● EXERCISE INSTRUCTIONS:
Filter for the word "matplotlib" and keep each matching line.

--- Start ---

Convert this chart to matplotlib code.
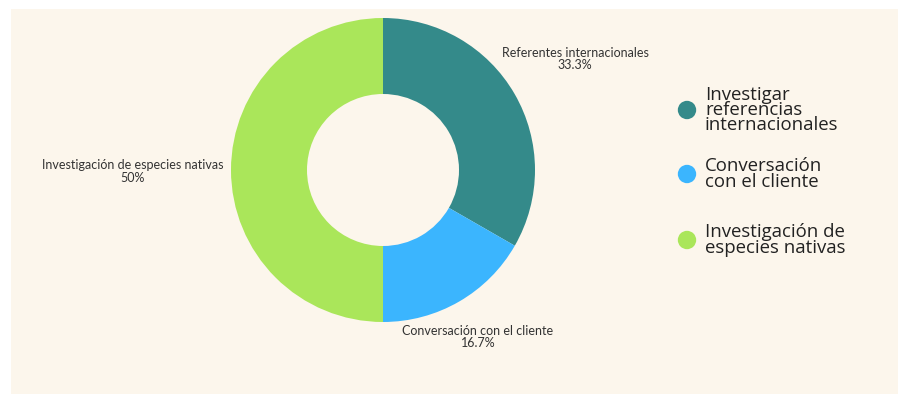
import matplotlib
matplotlib.use("Agg")
import matplotlib.pyplot as plt
from matplotlib.patches import Rectangle
import numpy as np

# data
categories = ["Referentes internacionales", "Conversación con el cliente", "Investigación de especies nativas"]
values = [33.3, 16.7, 50.0]
pct_labels = ["33.3%", "16.7%", "50%"]
legend_labels = ["Investigar\nreferencias\ninternacionales", "Conversación\ncon el cliente", "Investigación de\nespecies nativas"]
colors = ["#348A8A", "#3BB5FE", "#AAE65A"]

W, H = 898, 394
fig = plt.figure(figsize=(W / 100, H / 100), dpi=100, facecolor="white")
bg = "#FCF6EC"
fig.patches.append(Rectangle((11 / W, 0), 1 - 11 / W, 1 - 9 / H, transform=fig.transFigure,
                             facecolor=bg, edgecolor="none", zorder=-10))

cx, cy, R = 383, 170, 152
ax = fig.add_axes([(cx - R) / W, (H - cy - R) / H, 2 * R / W, 2 * R / H])
ax.set_facecolor("none")
wedges, _ = ax.pie(values, colors=colors, startangle=90, counterclock=False, radius=1.0,
                   wedgeprops=dict(width=0.5, edgecolor="none"))
ax.set_xlim(-1, 1)
ax.set_ylim(-1, 1)
ax.set_aspect("equal")
ax.axis("off")

label_font = ["Lato", "DejaVu Sans"]
label_pos = [(1.263, 0.73), (0.625, -1.10), (-1.648, -0.01)]
for (x, y), cat, p in zip(label_pos, categories, pct_labels):
    ax.text(x, y, f"{cat}\n{p}", ha="center", va="center", fontsize=9.0, color="#333333",
            family=label_font, linespacing=1.05, clip_on=False)

# legend drawn in pixel coordinates
lax = fig.add_axes([0, 0, 1, 1])
lax.set_xlim(0, W)
lax.set_ylim(H, 0)
lax.axis("off")
lax.set_facecolor("none")
leg_y = [110, 174, 240]
for yy, lab, c in zip(leg_y, legend_labels, colors):
    lax.scatter([687], [yy], s=175, color=c, edgecolors="none")
    lax.text(705, yy, lab, ha="left", va="center", fontsize=13.4, color="#222222",
             family=["Open Sans", "DejaVu Sans"], linespacing=0.82)

fig.savefig("out.png", dpi=100, facecolor="white")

--- End ---

● CORRECT RESULT:
Convert this chart to matplotlib code.
import matplotlib
matplotlib.use("Agg")
import matplotlib.pyplot as plt
from matplotlib.patches import Rectangle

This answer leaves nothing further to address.